The homophobia and transphobia was so mainstream and unchallenged that many LGBT people simply didn't explore their sexual or gender identity out of self-loathing and fear. People who didn't want to be discovered often got married to someone of the opposite sex simply out of societal pressure. Many people interviewed for the VLP described a crushing feeling of isolation and feeling terribly vulnerable and alone during this time.
Others who sought to live more open lives typically moved to larger cities, where underground queer communities were forming. Ottawa wasn't as large as nearby Montreal or Toronto, but the civil service offered an attractive job opportunity, that is until queers were spied on by the RCMP in an attempt to root out so-called 'security risks'.
Gay life existed in Ottawa, nonetheless, for those in the know. House parties and spaces like the Chez Henri and Lord Elgin provided safer spaces for queers to socialize if you were willing to risk being seen in such a space. Hate crimes happened constantly and gay men and lesbians had to be doubly careful entering and leaving any known queer space.
Cruising was another way for gay men in particular to meet for sexual encounters. Any space that was dark and afforded some measure of privacy would do. Parks, bathrooms, pools and gyms, theatres... even walking on the street... gay men learned to find each other. Women had even fewer options to meet other lesbians.
At least two political figures in Ottawa were likely LGBT, hiding in plain sight. The first was Prime Minister William Lyon Mackenize King (1921-1926, 1926-1930, and 1935-1948). Never marrying, which was unusual for a political leader, he has been suspected of loving John Buchan, Lord Tweedsmuir, who became Governor General, though he was a straight married man. He also had a strange fixation on his dead mother, keeping her photo above his bed in Laurier House and attempting to reach her through seance.

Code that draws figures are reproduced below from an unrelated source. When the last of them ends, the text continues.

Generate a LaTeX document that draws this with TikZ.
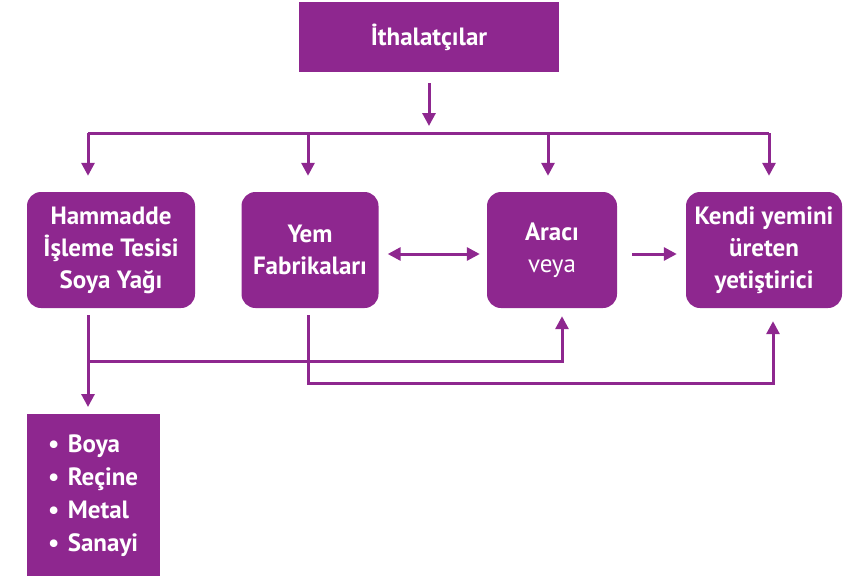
\documentclass[tikz,border=0pt]{standalone}
\usepackage{fontspec}
\setmainfont{PT Sans}
\usetikzlibrary{arrows.meta}
\definecolor{mor}{HTML}{8E278F}

\begin{document}
\begin{tikzpicture}[x=1pt, y=-1pt,
		kutu/.style={fill=mor, text=white, align=center, rounded corners=14pt, inner sep=0pt,
			minimum height=116pt, font=\bfseries\fontsize{25}{32}\selectfont},
		cizgi/.style={draw=mor, line width=3pt},
		ok/.style={cizgi, -{Triangle[length=13pt, width=13pt]}}]
	\useasboundingbox (0,0) rectangle (857,576);

	\draw (429, 37) 	node[kutu, rounded corners=0pt, minimum width=260pt, minimum height=70pt] 	(ithal) 	{İthalatçılar};
	\draw (111, 250) 	node[kutu, minimum width=168pt] 	(hamm) 		{Hammadde\\İşleme Tesisi\\Soya Yağı};
	\draw (310, 250) 	node[kutu, minimum width=137pt] 	(yem) 		{Yem\\Fabrikaları};
	\draw (552, 250) 	node[kutu, minimum width=130pt] 	(araci) 	{Aracı\\{\mdseries veya}};
	\draw (764, 250) 	node[kutu, minimum width=156pt] 	(kendi) 	{Kendi yemini\\üreten\\yetiştirici};
	\draw (27, 414) 	node[kutu, rounded corners=0pt, anchor=north west, minimum width=133pt, minimum height=162pt,
		align=left, text width=91pt, font=\bfseries\fontsize{25}{33}\selectfont] 	(liste) 	{• Boya\\• Reçine\\• Metal\\• Sanayi};

	\coordinate (bus) 	at (429, 133);
	\coordinate (b1) 	at (88, 133);
	\coordinate (b2) 	at (308, 133);
	\coordinate (b3) 	at (548, 133);
	\coordinate (b4) 	at (769, 133);
	\coordinate (c1) 	at (88, 361);
	\coordinate (c2) 	at (562, 361);
	\coordinate (d1) 	at (773, 383);

	\draw[ok, shorten <=11pt, shorten >=7pt] (ithal) -- (bus);
	\draw[cizgi] (b1) -- (b4);
	\draw[ok, shorten >=16pt] (b1) -- (b1 |- hamm.north);
	\draw[ok, shorten >=16pt] (b2) -- (b2 |- yem.north);
	\draw[ok, shorten >=16pt] (b3) -- (b3 |- araci.north);
	\draw[ok, shorten >=16pt] (b4) -- (b4 |- kendi.north);

	\draw[cizgi, {Triangle[length=13pt, width=13pt]}-{Triangle[length=13pt, width=13pt]}, shorten <=9pt, shorten >=7pt] ([yshift=-4pt]yem.east) -- ([yshift=-4pt]araci.west);
	\draw[ok, shorten <=15pt, shorten >=9pt] ([yshift=-4pt]araci.east) -- ([yshift=-4pt]kendi.west);

	\draw[ok, shorten <=7pt, shorten >=7pt] (hamm.south -| b1) -- (liste.north -| b1);
	\draw[ok, shorten >=8pt] (c1) -- (c2) -- (c2 |- araci.south);
	\draw[ok, shorten <=7pt, shorten >=13pt] (yem.south -| b2) |- (d1) -- (d1 |- kendi.south);
\end{tikzpicture}
\end{document}
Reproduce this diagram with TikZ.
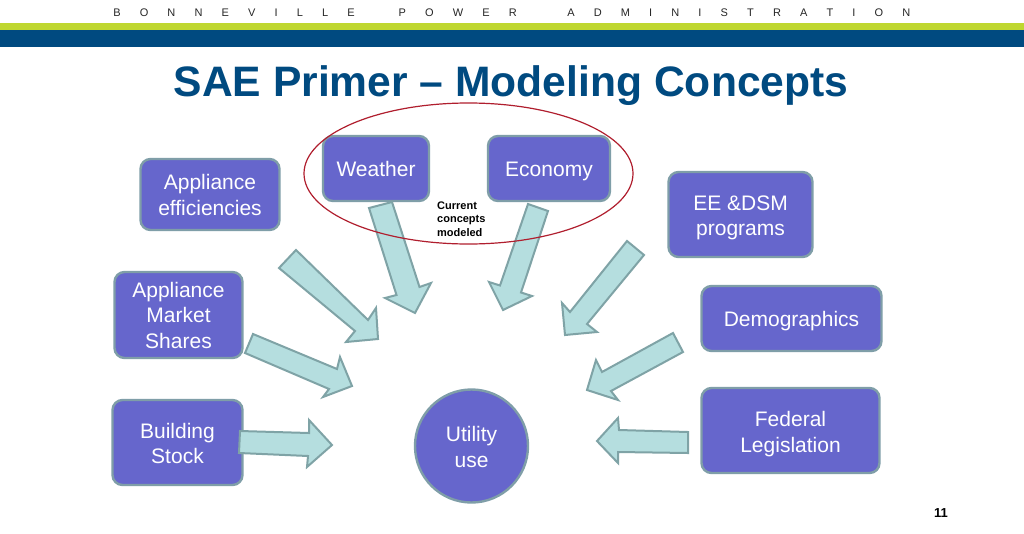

The second was Ottawa's first female Mayor, Charlotte Whitton (1951-1956, and 1961-1964) who lived with her suspected partner, Margaret Grier, until Grier's death in 1947. A star hockey player at university, she was a controversial and assertive personality as a politician, saying once that "Whatever women do they must do twice as well as men to be thought half as good. Luckily, this is not difficult." She was buried beside Grier at her own death in 1975.